On 7/8/2024 5:00 PM, Puranjay Mohan wrote:
Xu Kuohai xukuohai@huaweicloud.com writes:
On 7/5/2024 8:53 PM, Puranjay Mohan wrote:
The arm64 bpf JIT currently supports attaching the trampoline to functions with <= 8 arguments. This is because up to 8 arguments can be passed in registers r0-r7. If there are more than 8 arguments then the 9th and later arguments are passed on the stack, with SP pointing to the first stacked argument. See aapcs64[1] for more details.
If the 8th argument is a structure of size > 8B, then it is passed fully on stack and r7 is not used for passing any argument. If there is a 9th argument, it will be passed on the stack, even though r7 is available.
Add the support of storing and restoring arguments passed on the stack to the arm64 bpf trampoline. This will allow attaching the trampoline to functions that take up to 12 arguments.
[1] https://github.com/ARM-software/abi-aa/blob/main/aapcs64/aapcs64.rst#paramet...
Signed-off-by: Puranjay Mohan puranjay@kernel.org
Changes in V1 -> V2: V1: https://lore.kernel.org/all/20240704173227.130491-1-puranjay@kernel.org/
- Fixed the argument handling for composite types (structs)

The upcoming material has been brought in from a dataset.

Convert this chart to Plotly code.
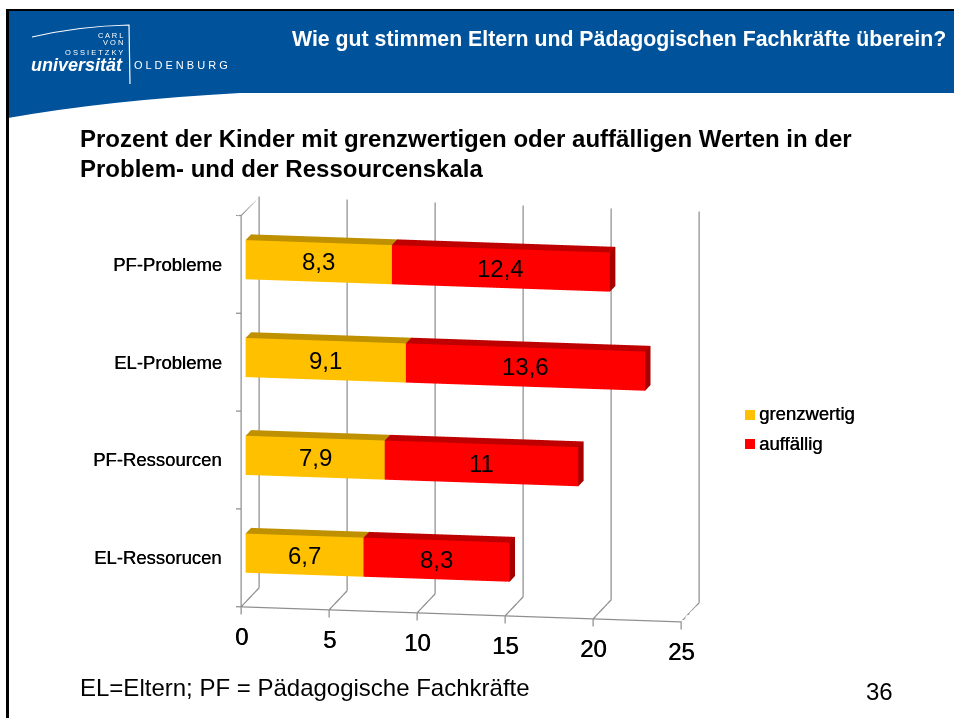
import numpy as np
import plotly.graph_objects as go

W, H = 954, 718
categories = ["EL-Ressorucen", "PF-Ressourcen", "EL-Probleme", "PF-Probleme"]
grenzwertig = [6.7, 7.9, 9.1, 8.3]
auffaellig = [8.3, 11, 13.6, 12.4]
labels_g = ["6,7", "7,9", "9,1", "8,3"]
labels_a = ["8,3", "11", "13,6", "12,4"]
x_ticks = [0, 5, 10, 15, 20, 25]
series_names = ["grenzwertig", "auffällig"]

FONT = "Liberation Sans"
GRID = "#8f8f8f"
THICK = "0.4px 0 0 #000"

# depth axis runs 0..1, bars occupy part of it; z axis has one unit per category
D0, D1 = 0.25, 0.55
BAR_H = 0.40
xr = [-0.3, 25.0]
yr = [0.0, 1.0]
zr = [-0.08, 4.0]

# screen vectors of full axes (pixels, y up): x, depth, z -> used for the camera only
a = np.array([438.5, -15.0])
b = np.array([18.0, 19.0])
c = np.array([0.0, 390.0])
ab, ac, bc = a @ b, a @ c, b @ c
ra = np.sqrt(abs(ab * ac / bc))
rb = -ab / ra
rc = -ac / ra
A, B, C = np.append(a, ra), np.append(b, rb), np.append(c, rc)
LA, LB, LC = [np.linalg.norm(v) for v in (A, B, C)]
w_world = np.array([A[2] / LA, B[2] / LB, C[2] / LC])
v_world = np.array([A[1] / LA, B[1] / LB, C[1] / LC])

SCALE = 1.283  # world units per 390 px
aspect = dict(x=SCALE * LA / 390 * (xr[1] - xr[0]) / 25,
              y=SCALE * LB / 390,
              z=SCALE * LC / 390 * (zr[1] - zr[0]) / 4)
DIST = 2.0
eye = w_world * DIST

fig = go.Figure()


def box(x0, x1, z0, z1, front, top, end, name):
    xs = [x0, x1, x1, x0, x0, x1, x1, x0]
    ys = [D0, D0, D1, D1, D0, D0, D1, D1]
    zs = [z0, z0, z0, z0, z1, z1, z1, z1]
    tri = [
        (0, 1, 5, front), (0, 5, 4, front),
        (4, 5, 6, top), (4, 6, 7, top),
        (1, 2, 6, end), (1, 6, 5, end),
    ]
    fig.add_trace(go.Mesh3d(
        x=xs, y=ys, z=zs,
        i=[t[0] for t in tri], j=[t[1] for t in tri], k=[t[2] for t in tri],
        facecolor=[t[3] for t in tri], flatshading=True,
        lighting=dict(ambient=1, diffuse=0, specular=0, roughness=1, fresnel=0),
        hoverinfo="skip", name=name, showlegend=False))


annos = []
for idx, cat in enumerate(categories):
    zc = idx + 0.5
    g, r = grenzwertig[idx], auffaellig[idx]
    box(0, g, zc - BAR_H / 2, zc + BAR_H / 2, "#FFC000", "#BF9000", "#BF9000", series_names[0])
    box(g, g + r, zc - BAR_H / 2, zc + BAR_H / 2, "#FF0000", "#BF0000", "#A60000", series_names[1])
    annos.append(dict(x=g / 2, y=D0, z=zc, text=labels_g[idx], showarrow=False,
                      font=dict(family=FONT, size=24, color="#000")))
    annos.append(dict(x=g + r / 2, y=D0, z=zc, text=labels_a[idx], showarrow=False,
                      font=dict(family=FONT, size=24, color="#000")))
    annos.append(dict(x=0, y=0, z=zc, text=cat, showarrow=False, xanchor="right", xshift=-17,
                      font=dict(family=FONT, size=18.5, color="#000", shadow=THICK)))

for t in x_ticks:
    annos.append(dict(x=t, y=0, z=0, text=str(t), showarrow=False, yshift=-30,
                      font=dict(family=FONT, size=24, color="#000", shadow=THICK)))

# grid lines
lx, ly, lz = [], [], []


def seg(p, q):
    lx.extend([p[0], q[0], None])
    ly.extend([p[1], q[1], None])
    lz.extend([p[2], q[2], None])


for t in x_ticks:
    seg((t, 1, 0), (t, 1, 4))
    seg((t, 0, 0), (t, 1, 0))
    seg((t, 0, zr[0]), (t, 0, 0))
seg((0, 0, 0), (25, 0, 0))
seg((0, 0, 0), (0, 0, 4))
seg((0, 0, 4), (0, 1, 4))
for i in range(5):
    seg((xr[0], 0, i), (0, 0, i))
fig.add_trace(go.Scatter3d(x=lx, y=ly, z=lz, mode="lines", line=dict(color=GRID, width=2.5),
                           hoverinfo="skip", showlegend=False))

# centre of the box placed through the scene domain
cx = 242 + (a[0] * (xr[1] + xr[0]) / 25 + b[0]) / 2
cy = 606 - (a[1] * (xr[1] + xr[0]) / 25 + b[1] + c[1] * (zr[1] + zr[0]) / 4) / 2
dom_x = [0, min(1, 2 * cx / W)]
dom_y = [0, min(1, 2 * (H - cy) / H)]

ax_off = dict(visible=False, showgrid=False, zeroline=False, showticklabels=False, showspikes=False)
fig.update_layout(
    width=W, height=H, margin=dict(l=0, r=0, t=0, b=0), autosize=False,
    paper_bgcolor="white", showlegend=False,
    scene=dict(
        domain=dict(x=dom_x, y=dom_y),
        xaxis=dict(range=xr, **ax_off), yaxis=dict(range=yr, **ax_off), zaxis=dict(range=zr, **ax_off),
        aspectmode="manual", aspectratio=aspect,
        camera=dict(projection=dict(type="orthographic"),
                    eye=dict(x=eye[0], y=eye[1], z=eye[2]),
                    up=dict(x=v_world[0], y=v_world[1], z=v_world[2]),
                    center=dict(x=0, y=0, z=0)),
        annotations=annos, bgcolor="rgba(0,0,0,0)"),
)


def px(x):
    return x / W


def py(y):
    return 1 - y / H


shapes = [
    dict(type="path", xref="paper", yref="paper", layer="below",
         path=f"M {px(8)} {py(11)} L {px(954)} {py(11)} L {px(954)} {py(93)} L {px(240)} {py(93)} "
              f"Q {px(110)} {py(100)} {px(8)} {py(118)} Z",
         fillcolor="#00529B", line=dict(width=0)),
    dict(type="rect", xref="paper", yref="paper", x0=px(6), x1=px(9), y0=py(718), y1=py(9),
         fillcolor="#000", line=dict(width=0)),
    dict(type="rect", xref="paper", yref="paper", x0=px(6), x1=px(954), y0=py(11), y1=py(9),
         fillcolor="#000", line=dict(width=0)),
    dict(type="rect", xref="paper", yref="paper", x0=px(745), x1=px(755), y0=py(420), y1=py(410),
         fillcolor="#FFC000", line=dict(width=0)),
    dict(type="rect", xref="paper", yref="paper", x0=px(745), x1=px(755), y0=py(449), y1=py(439),
         fillcolor="#FF0000", line=dict(width=0)),
    dict(type="path", xref="paper", yref="paper",
         path=f"M {px(32)} {py(37)} Q {px(80)} {py(26)} {px(129)} {py(25)} L {px(130)} {py(84)}",
         line=dict(color="white", width=1.2)),
]


def text(x, y, s, size, color="#000", bold=False, anchor="left", italic=False, shadow="none"):
    pad = {"left": -2, "right": 2, "center": 0}[anchor]
    fig.add_annotation(x=px(x), y=py(y), xref="paper", yref="paper", text=f"<b>{s}</b>" if bold else s,
                       showarrow=False, xanchor=anchor, yanchor="middle", xshift=pad,
                       font=dict(family=FONT, size=size, color=color, shadow=shadow,
                                 style="italic" if italic else "normal"))


text(946, 39, "Wie gut stimmen Eltern und Pädagogischen Fachkräfte überein?", 21.3, "white", True, "right")
text(80, 139, "Prozent der Kinder mit grenzwertigen oder auffälligen Werten in der", 24, bold=True)
text(80, 168, "Problem- und der Ressourcenskala", 24, bold=True)
text(80, 687, "EL=Eltern; PF = Pädagogische Fachkräfte", 24)
text(879, 691, "36", 24, anchor="center")
text(759, 414, series_names[0], 18.5, shadow=THICK)
text(759, 443, series_names[1], 18.5, shadow=THICK)
text(123, 35, "C A R L", 7.5, "white", anchor="right")
text(123, 43, "V O N", 7.5, "white", anchor="right")
text(123, 52, "O S S I E T Z K Y", 7.5, "white", anchor="right")
text(31, 65, "universität", 18, "white", True, italic=True)
text(134, 65, "O L D E N B U R G", 11, "white")
fig.update_layout(shapes=shapes)
fig.write_html("out.html", post_script="document.body.style.margin='0';",
               config=dict(displayModeBar=False))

arch/arm64/net/bpf_jit_comp.c | 139 ++++++++++++++----- tools/testing/selftests/bpf/DENYLIST.aarch64 | 3 - 2 files changed, 107 insertions(+), 35 deletions(-)
[SNIP]
fill_link_info/kprobe_multi_invalid_ubuff # bpf_program__attach_kprobe_multi_opts unexpected error: -95
It looks like this patch, similar to [1], also does not handle parameter alignment properly [2].
For example:
int func(__int128 a, __int128 b, __int128 c, int64_t d, __int128 e, int64_t f, __int128 g) { }
parameter a~d are passed through register x0~x6, while parameter e~g are passed through stack. Since __int128 is 16-byte aligned, parameter e, f, and g should be placed at sp + 0, +16, and +32 respectively, with 8 bytes **padding** between f and g.
And the compiler's alignment or packed attribute may make things worse, causing parameters to be placed on the stack at positions that are not naturally aligned.
Hi Xu, Thanks for explaining this. I was not aware that you have already sent a patch[1] to add this support to arm64.
So, I see that it will be non-trivial to calculate padding for each argument passed on the stack. If you are not planning to work on this then I can try to implement it.
Sure, go ahead and do it.
Alsoi, do we currently have a selftest that checks for this edge case? if not I can try to add that too.
Not yet, feel free to add it. Thanks.